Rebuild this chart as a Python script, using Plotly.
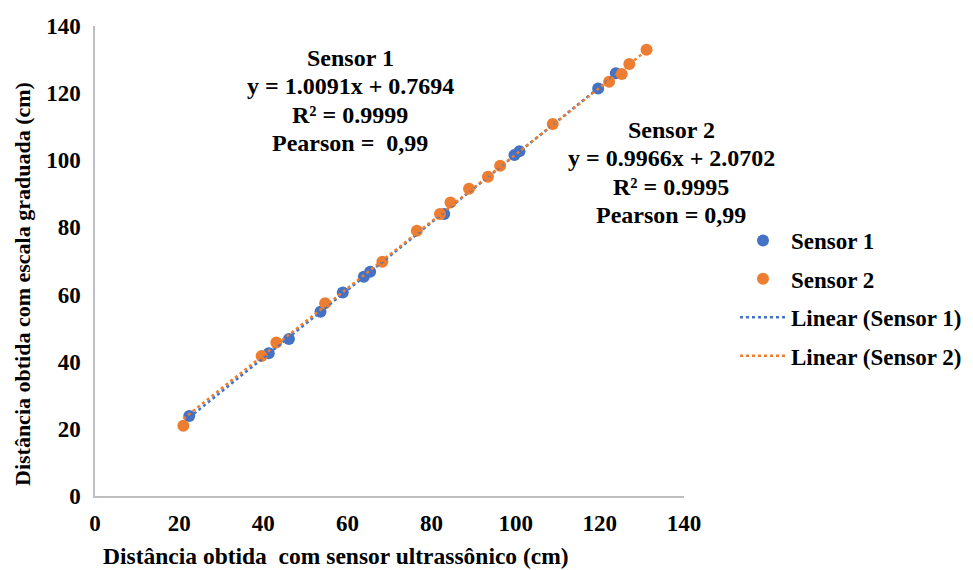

...

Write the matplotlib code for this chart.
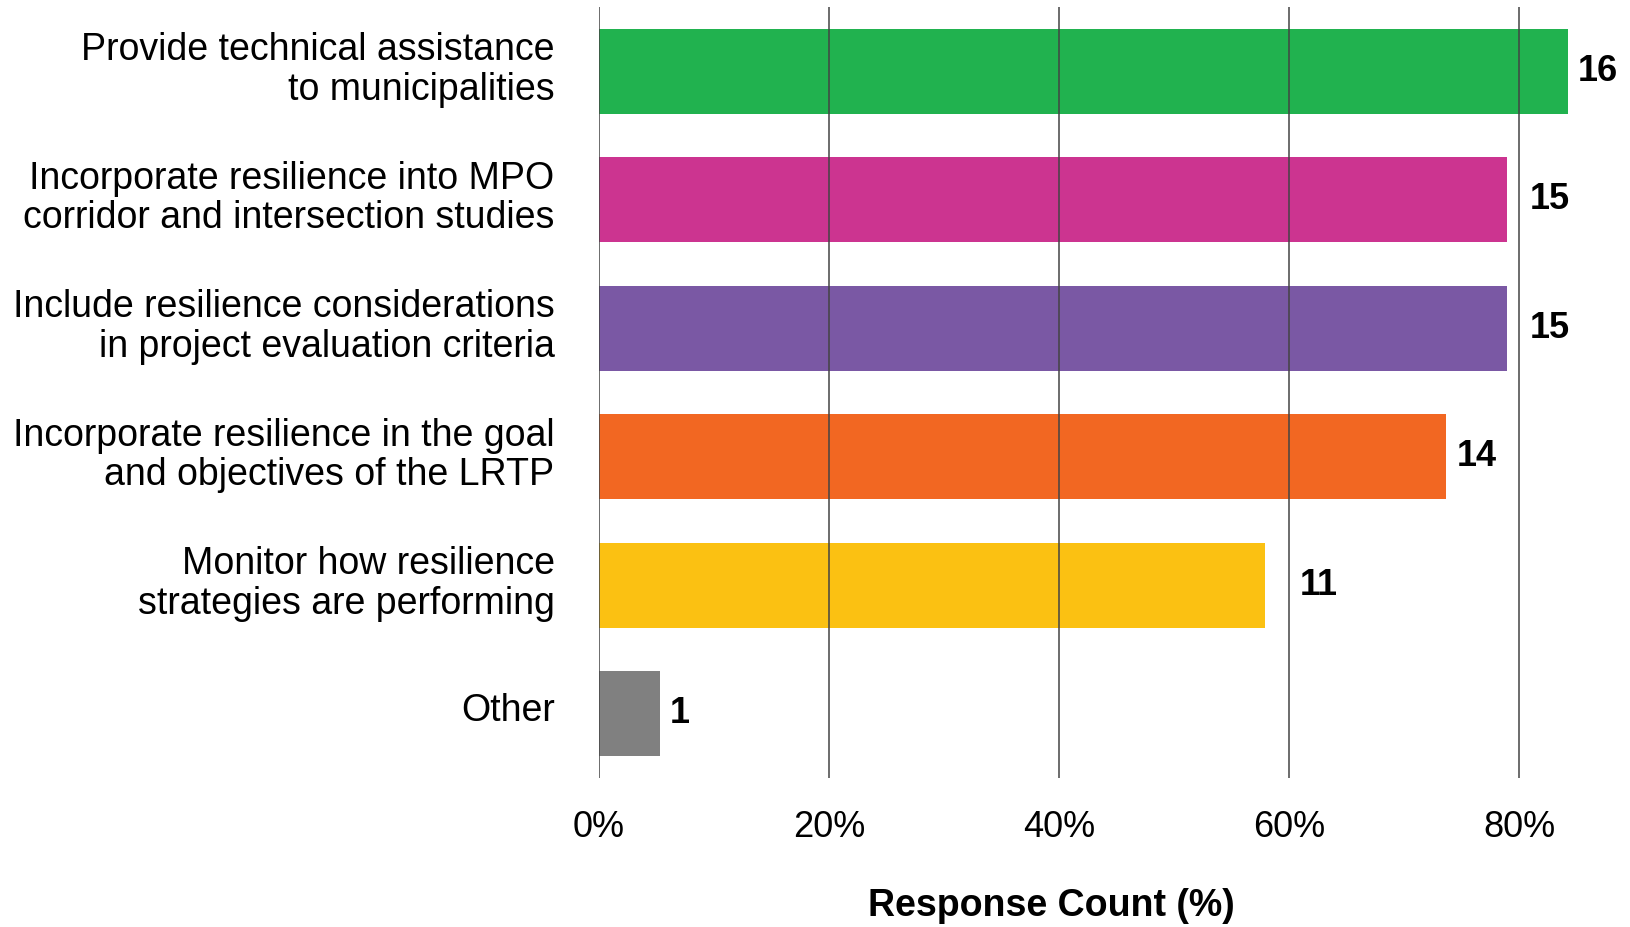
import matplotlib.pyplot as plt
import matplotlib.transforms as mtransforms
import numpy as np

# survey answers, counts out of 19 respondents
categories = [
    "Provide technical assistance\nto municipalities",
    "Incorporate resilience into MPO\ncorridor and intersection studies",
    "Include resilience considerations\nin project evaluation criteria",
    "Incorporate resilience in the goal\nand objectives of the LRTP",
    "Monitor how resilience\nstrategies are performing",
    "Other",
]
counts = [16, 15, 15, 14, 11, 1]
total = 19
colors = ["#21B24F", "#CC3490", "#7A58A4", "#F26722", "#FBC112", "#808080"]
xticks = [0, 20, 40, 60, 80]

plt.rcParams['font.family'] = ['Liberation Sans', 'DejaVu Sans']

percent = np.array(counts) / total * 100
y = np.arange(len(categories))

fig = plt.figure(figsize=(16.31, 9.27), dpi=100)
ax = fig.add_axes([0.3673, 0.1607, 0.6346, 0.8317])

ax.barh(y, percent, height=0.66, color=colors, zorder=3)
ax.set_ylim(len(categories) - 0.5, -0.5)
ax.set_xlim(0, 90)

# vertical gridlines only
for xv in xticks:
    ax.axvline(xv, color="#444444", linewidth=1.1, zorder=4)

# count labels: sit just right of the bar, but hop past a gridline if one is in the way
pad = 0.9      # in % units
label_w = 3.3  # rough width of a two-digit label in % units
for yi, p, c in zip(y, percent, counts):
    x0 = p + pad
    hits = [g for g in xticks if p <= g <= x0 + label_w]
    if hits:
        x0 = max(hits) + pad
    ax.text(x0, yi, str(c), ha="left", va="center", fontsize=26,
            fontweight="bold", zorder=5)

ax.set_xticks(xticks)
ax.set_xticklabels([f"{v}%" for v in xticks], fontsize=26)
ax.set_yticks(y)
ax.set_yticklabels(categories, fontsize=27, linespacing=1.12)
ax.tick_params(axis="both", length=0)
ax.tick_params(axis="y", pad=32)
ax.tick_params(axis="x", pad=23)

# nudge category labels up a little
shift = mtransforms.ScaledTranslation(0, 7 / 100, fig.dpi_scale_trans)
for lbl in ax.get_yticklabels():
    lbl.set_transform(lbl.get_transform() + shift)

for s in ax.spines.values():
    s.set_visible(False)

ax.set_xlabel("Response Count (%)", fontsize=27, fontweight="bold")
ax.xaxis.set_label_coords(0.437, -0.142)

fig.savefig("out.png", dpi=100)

* * *

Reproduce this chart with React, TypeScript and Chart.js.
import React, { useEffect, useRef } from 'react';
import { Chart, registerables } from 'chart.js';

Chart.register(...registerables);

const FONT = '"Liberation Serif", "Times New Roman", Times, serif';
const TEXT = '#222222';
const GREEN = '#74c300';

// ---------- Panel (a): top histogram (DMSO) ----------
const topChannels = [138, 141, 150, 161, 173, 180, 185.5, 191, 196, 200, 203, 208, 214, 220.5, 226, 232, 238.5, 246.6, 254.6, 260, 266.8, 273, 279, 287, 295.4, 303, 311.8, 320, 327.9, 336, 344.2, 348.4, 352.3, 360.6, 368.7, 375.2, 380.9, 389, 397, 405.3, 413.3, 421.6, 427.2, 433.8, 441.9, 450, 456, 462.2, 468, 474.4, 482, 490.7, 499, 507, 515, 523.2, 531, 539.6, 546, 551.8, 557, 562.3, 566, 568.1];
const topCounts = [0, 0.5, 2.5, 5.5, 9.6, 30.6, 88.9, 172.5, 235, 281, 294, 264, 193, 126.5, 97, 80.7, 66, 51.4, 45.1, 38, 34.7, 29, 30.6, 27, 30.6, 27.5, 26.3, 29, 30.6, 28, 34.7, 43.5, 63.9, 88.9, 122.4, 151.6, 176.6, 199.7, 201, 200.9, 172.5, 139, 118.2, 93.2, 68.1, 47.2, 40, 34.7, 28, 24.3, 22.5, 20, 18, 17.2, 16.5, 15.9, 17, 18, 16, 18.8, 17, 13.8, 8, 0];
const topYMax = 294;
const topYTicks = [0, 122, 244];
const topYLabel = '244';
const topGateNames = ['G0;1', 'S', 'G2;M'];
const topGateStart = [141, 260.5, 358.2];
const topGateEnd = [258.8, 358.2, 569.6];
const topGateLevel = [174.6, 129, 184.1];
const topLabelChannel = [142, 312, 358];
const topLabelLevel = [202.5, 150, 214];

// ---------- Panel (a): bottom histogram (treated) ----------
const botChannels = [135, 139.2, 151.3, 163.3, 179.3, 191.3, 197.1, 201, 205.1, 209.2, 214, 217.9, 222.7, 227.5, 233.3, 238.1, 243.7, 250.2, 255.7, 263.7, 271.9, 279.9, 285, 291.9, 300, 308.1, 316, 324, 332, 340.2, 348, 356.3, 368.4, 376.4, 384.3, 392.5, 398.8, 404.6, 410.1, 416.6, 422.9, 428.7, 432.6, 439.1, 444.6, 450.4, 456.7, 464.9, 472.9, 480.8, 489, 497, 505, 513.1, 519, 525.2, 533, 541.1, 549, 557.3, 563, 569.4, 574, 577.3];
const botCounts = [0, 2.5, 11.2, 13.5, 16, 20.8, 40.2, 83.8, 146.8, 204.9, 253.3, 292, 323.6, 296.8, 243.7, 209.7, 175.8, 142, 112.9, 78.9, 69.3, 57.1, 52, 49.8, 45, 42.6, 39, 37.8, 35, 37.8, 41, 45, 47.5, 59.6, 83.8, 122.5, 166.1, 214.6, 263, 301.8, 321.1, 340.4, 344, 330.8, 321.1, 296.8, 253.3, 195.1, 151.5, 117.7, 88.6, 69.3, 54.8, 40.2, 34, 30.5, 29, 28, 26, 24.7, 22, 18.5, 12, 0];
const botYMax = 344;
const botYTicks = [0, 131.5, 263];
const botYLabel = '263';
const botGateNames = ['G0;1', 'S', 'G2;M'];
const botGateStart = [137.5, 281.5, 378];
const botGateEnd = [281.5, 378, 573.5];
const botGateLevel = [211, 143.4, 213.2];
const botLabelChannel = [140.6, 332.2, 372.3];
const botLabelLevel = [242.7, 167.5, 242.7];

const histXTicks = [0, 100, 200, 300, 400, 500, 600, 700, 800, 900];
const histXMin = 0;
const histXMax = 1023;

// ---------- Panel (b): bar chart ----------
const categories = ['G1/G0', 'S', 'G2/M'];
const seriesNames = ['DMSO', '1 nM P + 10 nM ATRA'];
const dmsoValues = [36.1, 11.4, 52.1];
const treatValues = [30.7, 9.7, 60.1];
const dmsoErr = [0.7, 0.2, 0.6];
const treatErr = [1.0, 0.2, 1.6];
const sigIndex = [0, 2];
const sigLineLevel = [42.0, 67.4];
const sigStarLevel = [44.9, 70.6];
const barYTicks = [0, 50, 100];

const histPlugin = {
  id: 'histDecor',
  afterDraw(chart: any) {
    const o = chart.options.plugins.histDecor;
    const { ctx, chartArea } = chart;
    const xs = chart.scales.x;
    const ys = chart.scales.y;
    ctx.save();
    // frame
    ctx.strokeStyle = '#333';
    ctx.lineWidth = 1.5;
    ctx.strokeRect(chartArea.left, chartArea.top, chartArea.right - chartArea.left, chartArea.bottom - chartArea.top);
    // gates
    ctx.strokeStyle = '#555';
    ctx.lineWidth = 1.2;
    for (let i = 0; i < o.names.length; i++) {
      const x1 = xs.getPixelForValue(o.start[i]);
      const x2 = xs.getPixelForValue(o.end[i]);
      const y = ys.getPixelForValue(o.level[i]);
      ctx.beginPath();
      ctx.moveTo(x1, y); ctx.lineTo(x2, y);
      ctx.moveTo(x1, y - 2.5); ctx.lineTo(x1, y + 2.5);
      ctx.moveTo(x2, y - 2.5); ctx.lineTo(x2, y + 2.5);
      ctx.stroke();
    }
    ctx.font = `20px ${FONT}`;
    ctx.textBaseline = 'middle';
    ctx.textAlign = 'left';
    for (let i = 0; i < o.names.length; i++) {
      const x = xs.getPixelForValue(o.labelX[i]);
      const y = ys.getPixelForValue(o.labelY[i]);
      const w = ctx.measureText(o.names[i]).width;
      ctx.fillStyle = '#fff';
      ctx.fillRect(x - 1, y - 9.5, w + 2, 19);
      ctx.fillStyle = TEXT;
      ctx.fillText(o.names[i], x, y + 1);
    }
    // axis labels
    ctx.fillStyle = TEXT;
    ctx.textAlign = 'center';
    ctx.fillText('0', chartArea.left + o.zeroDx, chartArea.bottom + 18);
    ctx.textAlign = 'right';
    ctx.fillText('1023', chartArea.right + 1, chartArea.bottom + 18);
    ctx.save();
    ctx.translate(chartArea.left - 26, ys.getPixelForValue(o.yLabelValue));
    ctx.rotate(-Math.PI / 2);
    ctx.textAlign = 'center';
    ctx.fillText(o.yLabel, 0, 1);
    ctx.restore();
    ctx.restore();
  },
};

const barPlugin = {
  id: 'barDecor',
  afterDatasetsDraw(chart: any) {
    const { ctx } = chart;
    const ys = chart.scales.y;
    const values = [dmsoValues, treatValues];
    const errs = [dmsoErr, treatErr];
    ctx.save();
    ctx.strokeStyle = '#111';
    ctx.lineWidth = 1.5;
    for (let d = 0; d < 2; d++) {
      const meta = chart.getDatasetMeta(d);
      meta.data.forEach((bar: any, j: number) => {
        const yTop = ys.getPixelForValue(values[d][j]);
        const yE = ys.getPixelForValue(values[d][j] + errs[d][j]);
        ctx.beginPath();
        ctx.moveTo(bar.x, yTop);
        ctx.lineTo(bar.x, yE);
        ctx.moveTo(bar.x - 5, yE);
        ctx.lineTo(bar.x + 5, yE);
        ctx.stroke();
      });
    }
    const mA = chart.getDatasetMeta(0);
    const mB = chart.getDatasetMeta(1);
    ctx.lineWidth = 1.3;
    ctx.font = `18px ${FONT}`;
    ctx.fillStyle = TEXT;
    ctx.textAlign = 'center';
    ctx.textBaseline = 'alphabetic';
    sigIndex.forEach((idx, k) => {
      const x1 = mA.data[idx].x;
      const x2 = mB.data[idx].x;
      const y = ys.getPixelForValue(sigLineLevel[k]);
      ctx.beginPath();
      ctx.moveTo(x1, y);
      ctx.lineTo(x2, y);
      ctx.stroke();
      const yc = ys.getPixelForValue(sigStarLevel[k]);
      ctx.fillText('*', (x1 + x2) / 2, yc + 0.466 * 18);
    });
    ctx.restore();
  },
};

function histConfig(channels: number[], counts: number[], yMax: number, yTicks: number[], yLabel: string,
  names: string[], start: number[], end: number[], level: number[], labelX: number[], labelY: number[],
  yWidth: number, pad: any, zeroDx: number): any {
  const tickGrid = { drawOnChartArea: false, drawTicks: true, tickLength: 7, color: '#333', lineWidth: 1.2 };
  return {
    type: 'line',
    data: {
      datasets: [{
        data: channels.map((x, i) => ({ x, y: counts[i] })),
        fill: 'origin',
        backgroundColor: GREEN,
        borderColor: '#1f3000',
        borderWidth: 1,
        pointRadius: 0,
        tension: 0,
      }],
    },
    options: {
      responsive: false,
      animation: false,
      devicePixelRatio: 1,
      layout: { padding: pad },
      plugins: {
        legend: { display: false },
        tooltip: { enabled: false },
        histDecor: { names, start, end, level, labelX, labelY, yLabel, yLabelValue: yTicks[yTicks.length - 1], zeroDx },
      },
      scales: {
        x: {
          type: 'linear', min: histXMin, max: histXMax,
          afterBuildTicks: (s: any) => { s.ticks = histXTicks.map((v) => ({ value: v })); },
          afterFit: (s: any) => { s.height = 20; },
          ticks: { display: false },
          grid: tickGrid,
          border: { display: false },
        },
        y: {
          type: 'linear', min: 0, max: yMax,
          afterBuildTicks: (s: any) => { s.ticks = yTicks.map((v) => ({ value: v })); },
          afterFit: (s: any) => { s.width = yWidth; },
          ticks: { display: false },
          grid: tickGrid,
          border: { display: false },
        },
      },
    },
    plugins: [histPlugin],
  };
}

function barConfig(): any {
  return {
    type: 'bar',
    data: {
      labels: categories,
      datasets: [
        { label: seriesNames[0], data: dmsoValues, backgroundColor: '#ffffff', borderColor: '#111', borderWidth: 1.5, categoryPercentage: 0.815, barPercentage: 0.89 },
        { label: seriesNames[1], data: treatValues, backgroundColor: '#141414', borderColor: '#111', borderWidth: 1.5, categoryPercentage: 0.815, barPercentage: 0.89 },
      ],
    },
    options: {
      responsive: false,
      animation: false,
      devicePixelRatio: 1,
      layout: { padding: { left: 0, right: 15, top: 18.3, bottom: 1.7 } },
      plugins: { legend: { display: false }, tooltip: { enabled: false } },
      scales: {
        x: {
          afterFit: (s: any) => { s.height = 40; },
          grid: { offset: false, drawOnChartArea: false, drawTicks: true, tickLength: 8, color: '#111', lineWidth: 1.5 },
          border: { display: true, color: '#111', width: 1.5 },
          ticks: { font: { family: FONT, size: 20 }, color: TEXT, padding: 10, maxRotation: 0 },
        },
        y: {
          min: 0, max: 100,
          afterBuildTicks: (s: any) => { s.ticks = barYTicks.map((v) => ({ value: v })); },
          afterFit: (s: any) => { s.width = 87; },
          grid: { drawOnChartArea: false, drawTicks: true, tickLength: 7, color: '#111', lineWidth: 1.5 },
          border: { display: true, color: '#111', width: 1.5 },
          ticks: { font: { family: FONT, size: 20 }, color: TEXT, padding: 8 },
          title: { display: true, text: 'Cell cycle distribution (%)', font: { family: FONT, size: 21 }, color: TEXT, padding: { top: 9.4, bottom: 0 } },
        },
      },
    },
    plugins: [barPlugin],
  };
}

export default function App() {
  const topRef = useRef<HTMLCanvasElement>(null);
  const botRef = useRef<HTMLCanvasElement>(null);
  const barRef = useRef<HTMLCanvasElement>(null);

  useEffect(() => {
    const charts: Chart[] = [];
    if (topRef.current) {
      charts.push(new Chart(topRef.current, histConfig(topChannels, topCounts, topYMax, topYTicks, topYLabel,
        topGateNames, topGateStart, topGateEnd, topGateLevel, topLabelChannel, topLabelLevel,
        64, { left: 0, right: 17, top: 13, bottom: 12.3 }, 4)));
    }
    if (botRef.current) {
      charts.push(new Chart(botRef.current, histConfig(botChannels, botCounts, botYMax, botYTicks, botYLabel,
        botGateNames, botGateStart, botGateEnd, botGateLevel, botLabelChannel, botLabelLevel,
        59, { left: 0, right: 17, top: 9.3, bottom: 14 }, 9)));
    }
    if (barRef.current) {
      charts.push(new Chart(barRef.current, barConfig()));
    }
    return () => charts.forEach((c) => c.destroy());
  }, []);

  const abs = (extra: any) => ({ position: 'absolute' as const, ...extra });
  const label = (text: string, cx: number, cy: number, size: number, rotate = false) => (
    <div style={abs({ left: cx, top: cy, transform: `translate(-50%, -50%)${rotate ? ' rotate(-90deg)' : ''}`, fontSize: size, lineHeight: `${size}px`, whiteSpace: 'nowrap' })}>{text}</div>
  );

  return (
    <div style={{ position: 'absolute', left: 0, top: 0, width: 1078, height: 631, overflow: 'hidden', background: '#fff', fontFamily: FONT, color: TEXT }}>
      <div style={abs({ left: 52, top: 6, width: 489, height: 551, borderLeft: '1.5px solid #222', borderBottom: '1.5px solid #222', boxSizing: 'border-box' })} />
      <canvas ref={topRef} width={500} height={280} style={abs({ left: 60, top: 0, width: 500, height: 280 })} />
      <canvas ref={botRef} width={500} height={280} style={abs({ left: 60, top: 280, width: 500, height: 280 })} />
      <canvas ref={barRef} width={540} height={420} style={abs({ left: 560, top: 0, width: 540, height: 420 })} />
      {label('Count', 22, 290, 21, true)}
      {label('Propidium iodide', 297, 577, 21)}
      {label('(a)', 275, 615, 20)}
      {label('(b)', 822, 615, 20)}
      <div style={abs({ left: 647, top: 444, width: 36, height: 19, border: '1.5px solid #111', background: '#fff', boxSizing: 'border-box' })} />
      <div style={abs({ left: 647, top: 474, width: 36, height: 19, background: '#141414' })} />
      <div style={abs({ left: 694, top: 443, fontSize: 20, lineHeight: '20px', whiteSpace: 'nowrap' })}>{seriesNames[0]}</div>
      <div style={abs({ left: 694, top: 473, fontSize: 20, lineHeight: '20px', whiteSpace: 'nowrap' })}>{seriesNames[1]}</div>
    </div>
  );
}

- _Task_
Print exactly the run of lines that starts at the line with "Reproduce this chart" and ends at the line with "const GREEN = '#74c300';". Leave out every other line.

- _Response to this exercise_
Reproduce this chart with React, TypeScript and Chart.js.
import React, { useEffect, useRef } from 'react';
import { Chart, registerables } from 'chart.js';

Chart.register(...registerables);

const FONT = '"Liberation Serif", "Times New Roman", Times, serif';
const TEXT = '#222222';
const GREEN = '#74c300';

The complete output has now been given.